> _Goal of the exercise_
Set down the material exactly as given, please, from its first line through the line that includes "0.328, 0.328, 0.328, 0.328, 0.328, 0.328, 0.328, 0.328]".

──────── Exercise data

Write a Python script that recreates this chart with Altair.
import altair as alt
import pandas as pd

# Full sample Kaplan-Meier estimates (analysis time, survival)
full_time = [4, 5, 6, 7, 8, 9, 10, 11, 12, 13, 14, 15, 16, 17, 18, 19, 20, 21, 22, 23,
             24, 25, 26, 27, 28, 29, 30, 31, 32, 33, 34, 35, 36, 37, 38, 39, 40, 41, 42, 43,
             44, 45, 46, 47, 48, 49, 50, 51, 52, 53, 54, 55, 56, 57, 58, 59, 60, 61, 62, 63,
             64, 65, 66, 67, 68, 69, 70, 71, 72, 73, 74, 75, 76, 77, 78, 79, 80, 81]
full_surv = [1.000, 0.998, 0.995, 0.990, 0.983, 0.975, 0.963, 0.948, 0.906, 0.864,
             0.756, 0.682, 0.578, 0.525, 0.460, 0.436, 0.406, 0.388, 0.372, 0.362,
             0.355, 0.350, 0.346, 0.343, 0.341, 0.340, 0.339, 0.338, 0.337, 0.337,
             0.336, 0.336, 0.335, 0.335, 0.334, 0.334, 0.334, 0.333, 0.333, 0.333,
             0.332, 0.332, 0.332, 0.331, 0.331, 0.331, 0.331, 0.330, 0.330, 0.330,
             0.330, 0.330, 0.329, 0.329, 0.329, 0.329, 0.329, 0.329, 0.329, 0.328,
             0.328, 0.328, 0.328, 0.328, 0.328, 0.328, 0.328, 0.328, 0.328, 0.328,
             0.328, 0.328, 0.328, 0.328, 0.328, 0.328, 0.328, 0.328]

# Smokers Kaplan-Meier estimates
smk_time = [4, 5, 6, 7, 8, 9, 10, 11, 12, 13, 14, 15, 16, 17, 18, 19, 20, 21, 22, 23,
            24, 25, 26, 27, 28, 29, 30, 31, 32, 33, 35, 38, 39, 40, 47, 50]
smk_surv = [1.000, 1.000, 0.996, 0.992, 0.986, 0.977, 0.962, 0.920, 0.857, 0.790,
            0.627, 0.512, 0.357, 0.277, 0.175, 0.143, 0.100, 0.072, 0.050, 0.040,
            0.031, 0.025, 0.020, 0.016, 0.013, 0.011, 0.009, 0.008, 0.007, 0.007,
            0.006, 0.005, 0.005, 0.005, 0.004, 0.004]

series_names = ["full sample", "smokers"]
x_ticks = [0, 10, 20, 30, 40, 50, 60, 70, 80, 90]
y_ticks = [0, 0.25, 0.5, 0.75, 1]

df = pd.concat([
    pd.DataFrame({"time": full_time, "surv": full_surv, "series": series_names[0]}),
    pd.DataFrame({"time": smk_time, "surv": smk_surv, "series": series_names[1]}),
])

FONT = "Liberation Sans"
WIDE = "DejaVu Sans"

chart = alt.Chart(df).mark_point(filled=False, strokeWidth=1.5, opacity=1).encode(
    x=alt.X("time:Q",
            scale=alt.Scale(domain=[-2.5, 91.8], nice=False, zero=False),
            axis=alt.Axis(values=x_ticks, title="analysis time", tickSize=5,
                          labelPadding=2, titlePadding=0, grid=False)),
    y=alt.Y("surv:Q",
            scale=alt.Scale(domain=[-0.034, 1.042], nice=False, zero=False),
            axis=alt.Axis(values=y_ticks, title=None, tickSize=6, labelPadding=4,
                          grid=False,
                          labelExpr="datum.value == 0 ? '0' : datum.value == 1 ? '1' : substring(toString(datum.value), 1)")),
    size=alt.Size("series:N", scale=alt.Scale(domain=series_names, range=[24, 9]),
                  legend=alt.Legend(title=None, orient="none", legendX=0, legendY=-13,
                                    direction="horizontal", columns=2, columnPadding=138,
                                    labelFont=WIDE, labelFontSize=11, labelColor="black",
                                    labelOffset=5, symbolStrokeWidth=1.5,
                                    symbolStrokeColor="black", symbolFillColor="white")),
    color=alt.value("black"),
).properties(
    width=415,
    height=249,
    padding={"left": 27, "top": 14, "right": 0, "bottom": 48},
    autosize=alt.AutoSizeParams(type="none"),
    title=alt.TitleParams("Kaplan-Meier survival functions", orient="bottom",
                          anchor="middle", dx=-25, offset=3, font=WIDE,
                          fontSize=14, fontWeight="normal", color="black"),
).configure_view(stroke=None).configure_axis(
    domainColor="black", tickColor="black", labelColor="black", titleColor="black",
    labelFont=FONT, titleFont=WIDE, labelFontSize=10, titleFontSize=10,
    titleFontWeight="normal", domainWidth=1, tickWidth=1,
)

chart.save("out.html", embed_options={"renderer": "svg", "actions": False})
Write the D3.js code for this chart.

────────────────

> _Reply_
Write a Python script that recreates this chart with Altair.
import altair as alt
import pandas as pd

# Full sample Kaplan-Meier estimates (analysis time, survival)
full_time = [4, 5, 6, 7, 8, 9, 10, 11, 12, 13, 14, 15, 16, 17, 18, 19, 20, 21, 22, 23,
             24, 25, 26, 27, 28, 29, 30, 31, 32, 33, 34, 35, 36, 37, 38, 39, 40, 41, 42, 43,
             44, 45, 46, 47, 48, 49, 50, 51, 52, 53, 54, 55, 56, 57, 58, 59, 60, 61, 62, 63,
             64, 65, 66, 67, 68, 69, 70, 71, 72, 73, 74, 75, 76, 77, 78, 79, 80, 81]
full_surv = [1.000, 0.998, 0.995, 0.990, 0.983, 0.975, 0.963, 0.948, 0.906, 0.864,
             0.756, 0.682, 0.578, 0.525, 0.460, 0.436, 0.406, 0.388, 0.372, 0.362,
             0.355, 0.350, 0.346, 0.343, 0.341, 0.340, 0.339, 0.338, 0.337, 0.337,
             0.336, 0.336, 0.335, 0.335, 0.334, 0.334, 0.334, 0.333, 0.333, 0.333,
             0.332, 0.332, 0.332, 0.331, 0.331, 0.331, 0.331, 0.330, 0.330, 0.330,
             0.330, 0.330, 0.329, 0.329, 0.329, 0.329, 0.329, 0.329, 0.329, 0.328,
             0.328, 0.328, 0.328, 0.328, 0.328, 0.328, 0.328, 0.328, 0.328, 0.328,
             0.328, 0.328, 0.328, 0.328, 0.328, 0.328, 0.328, 0.328]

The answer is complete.